Reagan Dixon, Lumenate
Reagan Dixon, Lumenate

Eleven years ago, Reagan Dixon and three others founded Dallas-based Lumenate as a technology consulting firm, focusing mostly on storage and business continuity. Dixon, now CEO of the company, said that Lumenate was able to establish itself over the years as a strong player in the Dallas area where  it was based, especially in storage.

In 2011, that all changed.

"We saw that there were vectors of change going on in the industry that were going to force us to adapt or become irrelevant," Dixon said.

The changes that followed turned Lumenate into one of the fastest-growing solution providers in the country, landing at No. 2 on CRN's Fast Growth 150 list in 2013, with a two-year growth rate of 362 percent. It climbed from No. 298 on CRN's Solution Provider 500 list in 2012 to No. 122 in 2013.
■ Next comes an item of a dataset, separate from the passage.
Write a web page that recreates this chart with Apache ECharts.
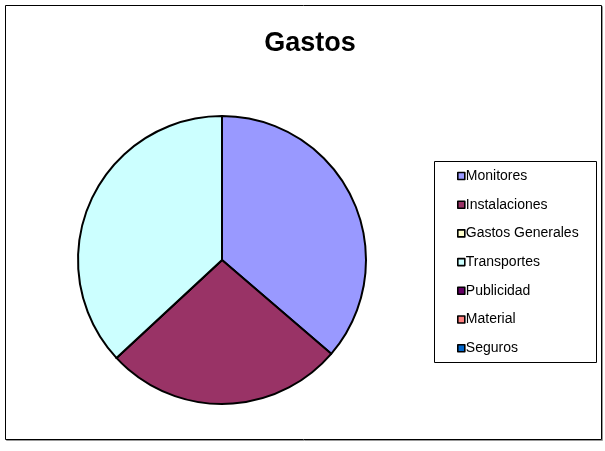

Now, the solution provider has 210 employees with a geographic coverage branching out from Texas, up into Illinois and east over to Boston. Last year, Lumenate pulled in $150 million in revenue, and Dixon said the company is fast approaching $200 million in revenue.

To achieve that level of success, Dixon said that Lumenate had to evolve so it wouldn't become "just a partner of the last decade." That could be done through innovation and allowing the opportunity to create unique conversations with customers, Dixon said.
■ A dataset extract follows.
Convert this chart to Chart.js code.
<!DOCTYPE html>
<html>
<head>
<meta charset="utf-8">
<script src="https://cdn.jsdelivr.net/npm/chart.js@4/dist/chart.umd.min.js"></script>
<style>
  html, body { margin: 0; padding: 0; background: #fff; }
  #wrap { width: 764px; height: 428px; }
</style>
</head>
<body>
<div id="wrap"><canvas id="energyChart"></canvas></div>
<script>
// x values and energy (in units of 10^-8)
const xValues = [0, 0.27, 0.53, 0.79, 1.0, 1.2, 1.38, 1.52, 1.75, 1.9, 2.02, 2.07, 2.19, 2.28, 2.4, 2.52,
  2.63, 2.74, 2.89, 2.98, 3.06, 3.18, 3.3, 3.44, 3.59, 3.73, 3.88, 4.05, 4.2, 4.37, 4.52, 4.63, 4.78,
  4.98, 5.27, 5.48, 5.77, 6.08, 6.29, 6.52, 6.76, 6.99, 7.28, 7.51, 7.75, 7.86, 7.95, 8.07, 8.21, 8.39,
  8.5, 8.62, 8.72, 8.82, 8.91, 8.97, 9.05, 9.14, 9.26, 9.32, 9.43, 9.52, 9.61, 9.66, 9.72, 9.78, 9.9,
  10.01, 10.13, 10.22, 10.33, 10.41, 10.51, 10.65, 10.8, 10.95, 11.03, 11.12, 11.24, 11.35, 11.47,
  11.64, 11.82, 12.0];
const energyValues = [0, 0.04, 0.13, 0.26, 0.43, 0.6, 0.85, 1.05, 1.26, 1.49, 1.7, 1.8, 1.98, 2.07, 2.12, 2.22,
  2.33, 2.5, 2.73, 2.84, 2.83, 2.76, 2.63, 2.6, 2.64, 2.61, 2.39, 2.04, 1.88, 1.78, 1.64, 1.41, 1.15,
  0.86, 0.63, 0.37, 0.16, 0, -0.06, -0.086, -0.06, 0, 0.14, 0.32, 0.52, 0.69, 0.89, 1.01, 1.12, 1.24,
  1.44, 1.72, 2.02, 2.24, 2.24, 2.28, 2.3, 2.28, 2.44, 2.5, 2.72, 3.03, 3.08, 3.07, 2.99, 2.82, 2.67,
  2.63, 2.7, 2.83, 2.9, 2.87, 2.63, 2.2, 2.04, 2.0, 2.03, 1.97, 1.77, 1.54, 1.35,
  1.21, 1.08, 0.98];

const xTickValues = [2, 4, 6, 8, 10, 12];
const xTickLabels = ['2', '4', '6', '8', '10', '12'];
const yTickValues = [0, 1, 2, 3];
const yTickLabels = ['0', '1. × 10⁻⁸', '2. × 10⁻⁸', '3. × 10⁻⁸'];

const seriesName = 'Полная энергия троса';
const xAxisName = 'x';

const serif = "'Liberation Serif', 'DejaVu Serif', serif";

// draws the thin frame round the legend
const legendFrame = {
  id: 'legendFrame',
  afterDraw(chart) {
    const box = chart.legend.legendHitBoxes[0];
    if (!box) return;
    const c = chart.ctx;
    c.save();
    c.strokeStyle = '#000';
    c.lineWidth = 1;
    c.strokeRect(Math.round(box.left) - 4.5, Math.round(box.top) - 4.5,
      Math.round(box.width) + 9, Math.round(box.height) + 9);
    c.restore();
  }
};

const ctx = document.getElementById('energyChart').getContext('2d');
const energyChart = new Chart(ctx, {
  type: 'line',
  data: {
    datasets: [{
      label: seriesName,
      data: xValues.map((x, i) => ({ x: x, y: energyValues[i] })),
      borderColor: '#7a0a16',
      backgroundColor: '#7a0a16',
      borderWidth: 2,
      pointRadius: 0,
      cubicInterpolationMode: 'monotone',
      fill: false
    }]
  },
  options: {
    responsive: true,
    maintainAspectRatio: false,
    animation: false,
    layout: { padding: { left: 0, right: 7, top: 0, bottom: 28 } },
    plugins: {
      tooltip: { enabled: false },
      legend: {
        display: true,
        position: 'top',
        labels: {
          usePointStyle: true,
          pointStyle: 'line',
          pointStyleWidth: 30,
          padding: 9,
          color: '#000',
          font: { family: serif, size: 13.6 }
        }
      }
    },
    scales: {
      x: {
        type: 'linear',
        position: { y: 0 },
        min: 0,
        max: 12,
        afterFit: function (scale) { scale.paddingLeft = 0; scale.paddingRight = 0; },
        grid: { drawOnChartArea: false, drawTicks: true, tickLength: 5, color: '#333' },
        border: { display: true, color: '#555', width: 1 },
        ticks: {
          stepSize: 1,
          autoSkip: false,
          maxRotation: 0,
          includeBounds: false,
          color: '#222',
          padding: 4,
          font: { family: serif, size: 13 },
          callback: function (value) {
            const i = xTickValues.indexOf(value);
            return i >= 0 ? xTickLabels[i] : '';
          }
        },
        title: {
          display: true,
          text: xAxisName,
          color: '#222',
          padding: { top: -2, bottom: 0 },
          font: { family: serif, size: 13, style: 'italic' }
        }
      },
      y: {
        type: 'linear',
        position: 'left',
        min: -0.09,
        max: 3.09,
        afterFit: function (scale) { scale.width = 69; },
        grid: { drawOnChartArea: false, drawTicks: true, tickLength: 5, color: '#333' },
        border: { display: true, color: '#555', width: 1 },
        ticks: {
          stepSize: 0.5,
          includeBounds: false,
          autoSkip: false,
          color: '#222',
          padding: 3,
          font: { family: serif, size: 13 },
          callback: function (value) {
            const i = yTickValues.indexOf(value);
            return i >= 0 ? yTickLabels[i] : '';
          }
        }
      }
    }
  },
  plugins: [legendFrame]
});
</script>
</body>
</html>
The first of those vectors that needed to be addressed was converged infrastructure. Because Lumenate was well-known for its storage expertise, customers began turning to the company, asking them more and more for help with converged infrastructure, Dixon said. That involved making the data center more flexible and highly available and bolstering then networking to connect back to the data center.

The second vector was consumption economics. Cloud concepts weren't anything new, Dixon said, but the technology was really starting to take hold with customers, changing procurement and management processes.

"We knew that we had to increase our scope beyond what we were doing," Dixon said.

The company used a series of acquisitions to create the scope and gather the skills it needed to compete its transformation. The acquisitions included end-point security company ANI Direct, Cisco networking and security partner  Troubadour, virtualization company International Computerware, Augmentity and DPSciences.